## Problem description
Find every line with the word "this". Copy those lines.

## Data supplied

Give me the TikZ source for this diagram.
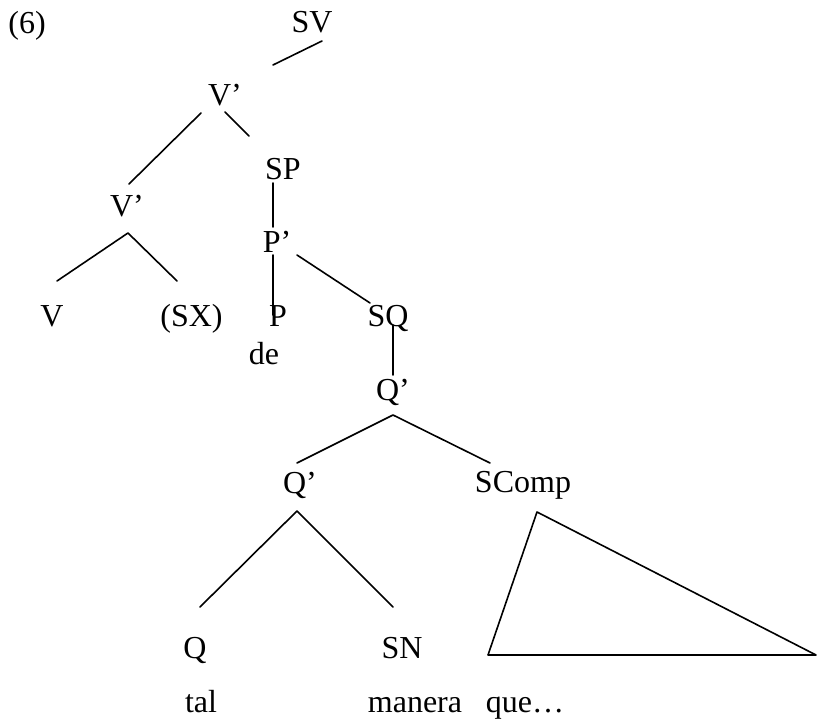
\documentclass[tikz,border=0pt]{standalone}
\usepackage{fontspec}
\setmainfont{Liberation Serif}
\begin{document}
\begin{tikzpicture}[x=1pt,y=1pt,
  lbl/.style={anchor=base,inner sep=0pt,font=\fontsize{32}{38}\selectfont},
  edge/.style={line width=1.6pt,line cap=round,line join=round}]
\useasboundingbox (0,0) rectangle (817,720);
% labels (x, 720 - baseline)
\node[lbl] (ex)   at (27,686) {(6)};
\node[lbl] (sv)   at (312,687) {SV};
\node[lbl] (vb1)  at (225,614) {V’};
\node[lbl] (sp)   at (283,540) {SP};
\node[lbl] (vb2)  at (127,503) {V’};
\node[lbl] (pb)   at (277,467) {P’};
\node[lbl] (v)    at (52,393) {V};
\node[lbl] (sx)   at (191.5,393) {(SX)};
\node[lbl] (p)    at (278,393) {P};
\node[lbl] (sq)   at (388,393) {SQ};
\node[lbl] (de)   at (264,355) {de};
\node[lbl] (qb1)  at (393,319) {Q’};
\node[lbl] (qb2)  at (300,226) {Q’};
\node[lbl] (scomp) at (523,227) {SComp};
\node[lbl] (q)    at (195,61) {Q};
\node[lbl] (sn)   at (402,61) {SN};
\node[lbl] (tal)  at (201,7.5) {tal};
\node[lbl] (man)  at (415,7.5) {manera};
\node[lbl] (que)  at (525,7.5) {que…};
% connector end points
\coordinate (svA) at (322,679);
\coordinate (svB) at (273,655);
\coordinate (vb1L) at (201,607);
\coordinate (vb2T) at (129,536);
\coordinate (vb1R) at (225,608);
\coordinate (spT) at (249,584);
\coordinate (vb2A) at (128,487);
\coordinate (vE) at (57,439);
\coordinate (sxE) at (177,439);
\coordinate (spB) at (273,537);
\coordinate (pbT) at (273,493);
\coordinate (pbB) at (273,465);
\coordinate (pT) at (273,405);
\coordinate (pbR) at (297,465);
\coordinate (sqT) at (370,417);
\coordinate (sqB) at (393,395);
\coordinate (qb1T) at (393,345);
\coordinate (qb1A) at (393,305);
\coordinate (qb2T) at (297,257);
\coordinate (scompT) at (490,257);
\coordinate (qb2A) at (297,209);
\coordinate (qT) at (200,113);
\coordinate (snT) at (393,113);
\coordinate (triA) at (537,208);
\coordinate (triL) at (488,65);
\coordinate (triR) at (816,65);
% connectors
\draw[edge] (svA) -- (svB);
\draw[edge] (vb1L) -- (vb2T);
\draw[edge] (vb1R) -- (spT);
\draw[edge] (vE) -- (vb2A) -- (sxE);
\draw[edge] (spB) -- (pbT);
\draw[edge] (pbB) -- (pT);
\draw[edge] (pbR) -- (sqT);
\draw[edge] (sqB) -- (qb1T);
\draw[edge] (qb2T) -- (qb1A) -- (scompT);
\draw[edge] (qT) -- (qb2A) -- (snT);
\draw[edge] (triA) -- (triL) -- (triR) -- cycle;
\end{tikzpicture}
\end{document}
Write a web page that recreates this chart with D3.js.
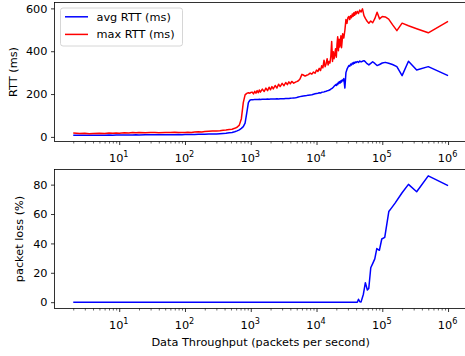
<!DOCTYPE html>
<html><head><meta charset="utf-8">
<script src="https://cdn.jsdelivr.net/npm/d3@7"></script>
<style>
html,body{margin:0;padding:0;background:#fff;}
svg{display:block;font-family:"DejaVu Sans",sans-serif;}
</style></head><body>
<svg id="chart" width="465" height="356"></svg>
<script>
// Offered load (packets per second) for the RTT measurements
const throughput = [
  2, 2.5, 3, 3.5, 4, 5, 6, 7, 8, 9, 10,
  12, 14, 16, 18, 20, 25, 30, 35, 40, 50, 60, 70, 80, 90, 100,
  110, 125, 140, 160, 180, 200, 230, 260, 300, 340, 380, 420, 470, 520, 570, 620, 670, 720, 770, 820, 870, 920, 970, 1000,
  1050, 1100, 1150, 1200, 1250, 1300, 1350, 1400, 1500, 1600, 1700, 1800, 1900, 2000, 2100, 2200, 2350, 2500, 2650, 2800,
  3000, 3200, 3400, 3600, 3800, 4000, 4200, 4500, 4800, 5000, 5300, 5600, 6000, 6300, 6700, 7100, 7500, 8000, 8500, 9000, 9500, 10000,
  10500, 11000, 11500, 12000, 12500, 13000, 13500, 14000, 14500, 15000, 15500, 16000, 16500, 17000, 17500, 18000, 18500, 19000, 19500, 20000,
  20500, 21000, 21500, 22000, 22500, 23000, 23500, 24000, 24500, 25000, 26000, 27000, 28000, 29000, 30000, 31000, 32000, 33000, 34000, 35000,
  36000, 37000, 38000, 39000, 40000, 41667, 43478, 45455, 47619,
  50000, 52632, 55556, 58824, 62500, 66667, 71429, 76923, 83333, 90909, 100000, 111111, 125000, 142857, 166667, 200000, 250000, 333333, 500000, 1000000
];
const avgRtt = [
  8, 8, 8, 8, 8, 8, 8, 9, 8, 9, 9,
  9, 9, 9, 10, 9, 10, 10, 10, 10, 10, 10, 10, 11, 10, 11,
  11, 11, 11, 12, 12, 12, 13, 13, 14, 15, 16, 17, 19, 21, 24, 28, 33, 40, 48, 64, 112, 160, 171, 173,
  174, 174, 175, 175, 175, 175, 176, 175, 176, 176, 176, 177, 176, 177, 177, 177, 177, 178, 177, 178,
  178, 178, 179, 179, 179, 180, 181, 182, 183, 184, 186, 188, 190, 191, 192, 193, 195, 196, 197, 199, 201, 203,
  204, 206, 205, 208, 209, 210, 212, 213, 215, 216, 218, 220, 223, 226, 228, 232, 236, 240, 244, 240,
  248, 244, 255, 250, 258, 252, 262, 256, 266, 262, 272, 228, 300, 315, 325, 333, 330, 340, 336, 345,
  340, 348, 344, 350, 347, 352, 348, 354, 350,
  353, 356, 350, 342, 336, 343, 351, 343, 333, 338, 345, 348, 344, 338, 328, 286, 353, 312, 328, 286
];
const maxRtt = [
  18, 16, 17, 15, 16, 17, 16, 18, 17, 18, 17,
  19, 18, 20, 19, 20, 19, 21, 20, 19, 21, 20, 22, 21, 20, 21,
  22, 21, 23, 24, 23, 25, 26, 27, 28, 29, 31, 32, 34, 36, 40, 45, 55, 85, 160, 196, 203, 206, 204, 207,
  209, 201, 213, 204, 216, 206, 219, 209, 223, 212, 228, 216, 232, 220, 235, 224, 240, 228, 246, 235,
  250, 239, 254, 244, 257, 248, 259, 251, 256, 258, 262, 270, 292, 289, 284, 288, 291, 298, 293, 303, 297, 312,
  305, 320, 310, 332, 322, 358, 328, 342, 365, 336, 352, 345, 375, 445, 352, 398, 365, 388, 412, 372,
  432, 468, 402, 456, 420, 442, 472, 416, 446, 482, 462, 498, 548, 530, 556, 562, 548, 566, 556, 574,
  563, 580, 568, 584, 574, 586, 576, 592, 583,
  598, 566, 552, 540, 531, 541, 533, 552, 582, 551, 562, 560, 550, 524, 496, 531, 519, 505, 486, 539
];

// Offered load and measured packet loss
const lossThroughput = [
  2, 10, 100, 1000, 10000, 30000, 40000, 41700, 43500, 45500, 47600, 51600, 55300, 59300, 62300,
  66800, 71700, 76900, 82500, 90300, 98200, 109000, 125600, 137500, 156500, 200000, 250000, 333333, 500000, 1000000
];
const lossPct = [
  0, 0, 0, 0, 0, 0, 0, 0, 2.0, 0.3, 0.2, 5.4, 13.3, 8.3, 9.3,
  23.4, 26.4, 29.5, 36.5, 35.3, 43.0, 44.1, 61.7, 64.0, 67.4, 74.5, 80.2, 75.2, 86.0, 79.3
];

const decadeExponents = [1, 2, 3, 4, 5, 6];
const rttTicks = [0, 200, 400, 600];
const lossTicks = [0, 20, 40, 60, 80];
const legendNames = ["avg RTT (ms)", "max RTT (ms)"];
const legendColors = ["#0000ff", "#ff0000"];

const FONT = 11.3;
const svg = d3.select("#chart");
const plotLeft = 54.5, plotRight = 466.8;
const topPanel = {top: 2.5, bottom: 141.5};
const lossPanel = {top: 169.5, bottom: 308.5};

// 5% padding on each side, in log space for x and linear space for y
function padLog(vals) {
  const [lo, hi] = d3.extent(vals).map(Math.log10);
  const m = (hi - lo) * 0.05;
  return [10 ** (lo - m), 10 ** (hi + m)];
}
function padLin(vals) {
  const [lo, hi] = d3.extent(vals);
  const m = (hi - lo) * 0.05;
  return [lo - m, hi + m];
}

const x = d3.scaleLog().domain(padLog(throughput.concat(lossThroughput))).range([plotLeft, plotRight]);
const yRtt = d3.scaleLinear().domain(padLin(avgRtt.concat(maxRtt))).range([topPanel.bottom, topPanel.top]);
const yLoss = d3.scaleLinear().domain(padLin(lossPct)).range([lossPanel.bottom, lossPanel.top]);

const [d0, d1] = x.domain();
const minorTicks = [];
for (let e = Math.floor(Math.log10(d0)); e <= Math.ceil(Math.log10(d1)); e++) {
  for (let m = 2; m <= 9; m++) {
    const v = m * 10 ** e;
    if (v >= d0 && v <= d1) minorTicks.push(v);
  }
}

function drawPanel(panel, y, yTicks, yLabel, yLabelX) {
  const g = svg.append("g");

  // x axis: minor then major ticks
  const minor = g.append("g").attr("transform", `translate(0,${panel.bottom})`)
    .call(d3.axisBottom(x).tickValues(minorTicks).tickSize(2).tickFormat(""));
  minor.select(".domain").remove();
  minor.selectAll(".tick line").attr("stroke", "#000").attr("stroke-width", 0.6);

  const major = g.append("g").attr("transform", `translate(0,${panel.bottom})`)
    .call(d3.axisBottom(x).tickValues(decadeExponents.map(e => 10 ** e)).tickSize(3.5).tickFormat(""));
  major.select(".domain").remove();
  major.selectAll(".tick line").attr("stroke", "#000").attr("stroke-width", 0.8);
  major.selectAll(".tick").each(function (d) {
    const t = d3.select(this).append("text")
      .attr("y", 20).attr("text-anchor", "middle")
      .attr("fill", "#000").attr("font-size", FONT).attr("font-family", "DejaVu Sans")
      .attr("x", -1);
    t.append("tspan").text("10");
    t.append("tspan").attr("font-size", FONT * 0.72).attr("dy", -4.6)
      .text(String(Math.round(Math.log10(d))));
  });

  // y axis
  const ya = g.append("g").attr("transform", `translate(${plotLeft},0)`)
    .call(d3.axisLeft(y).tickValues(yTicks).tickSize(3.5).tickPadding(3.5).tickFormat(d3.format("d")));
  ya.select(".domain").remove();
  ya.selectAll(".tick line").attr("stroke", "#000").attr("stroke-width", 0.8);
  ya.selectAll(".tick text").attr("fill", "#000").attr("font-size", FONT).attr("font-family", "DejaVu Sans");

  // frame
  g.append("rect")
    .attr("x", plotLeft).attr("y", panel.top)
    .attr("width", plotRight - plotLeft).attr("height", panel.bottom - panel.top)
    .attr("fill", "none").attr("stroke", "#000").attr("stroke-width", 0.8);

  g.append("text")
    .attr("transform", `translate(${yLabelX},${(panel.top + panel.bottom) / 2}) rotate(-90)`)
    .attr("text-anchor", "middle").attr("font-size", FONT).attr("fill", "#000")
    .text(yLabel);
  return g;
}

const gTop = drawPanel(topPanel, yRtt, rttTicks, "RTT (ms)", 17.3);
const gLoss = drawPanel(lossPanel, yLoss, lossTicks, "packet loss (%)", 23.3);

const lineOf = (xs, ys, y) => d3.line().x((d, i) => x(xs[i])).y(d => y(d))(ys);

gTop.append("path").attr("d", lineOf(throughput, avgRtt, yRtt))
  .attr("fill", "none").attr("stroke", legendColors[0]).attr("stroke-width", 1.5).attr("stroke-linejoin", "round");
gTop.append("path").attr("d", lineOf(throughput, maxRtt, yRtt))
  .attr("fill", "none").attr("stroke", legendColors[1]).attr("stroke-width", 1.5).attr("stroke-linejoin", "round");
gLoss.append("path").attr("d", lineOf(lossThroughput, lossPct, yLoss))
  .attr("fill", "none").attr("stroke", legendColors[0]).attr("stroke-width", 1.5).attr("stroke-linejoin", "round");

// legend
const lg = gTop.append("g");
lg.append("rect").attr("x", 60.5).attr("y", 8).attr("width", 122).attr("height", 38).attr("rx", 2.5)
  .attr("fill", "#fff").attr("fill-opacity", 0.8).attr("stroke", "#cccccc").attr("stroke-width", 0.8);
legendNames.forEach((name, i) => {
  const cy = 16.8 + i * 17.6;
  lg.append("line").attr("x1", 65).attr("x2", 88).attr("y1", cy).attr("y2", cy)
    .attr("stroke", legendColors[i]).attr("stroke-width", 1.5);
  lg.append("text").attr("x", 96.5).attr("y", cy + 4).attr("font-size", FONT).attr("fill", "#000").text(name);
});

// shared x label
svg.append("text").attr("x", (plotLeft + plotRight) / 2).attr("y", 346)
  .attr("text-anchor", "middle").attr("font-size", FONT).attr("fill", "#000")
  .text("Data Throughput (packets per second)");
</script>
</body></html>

## Reply
Give me the TikZ source for this diagram.
Write a web page that recreates this chart with D3.js.
    const t = d3.select(this).append("text")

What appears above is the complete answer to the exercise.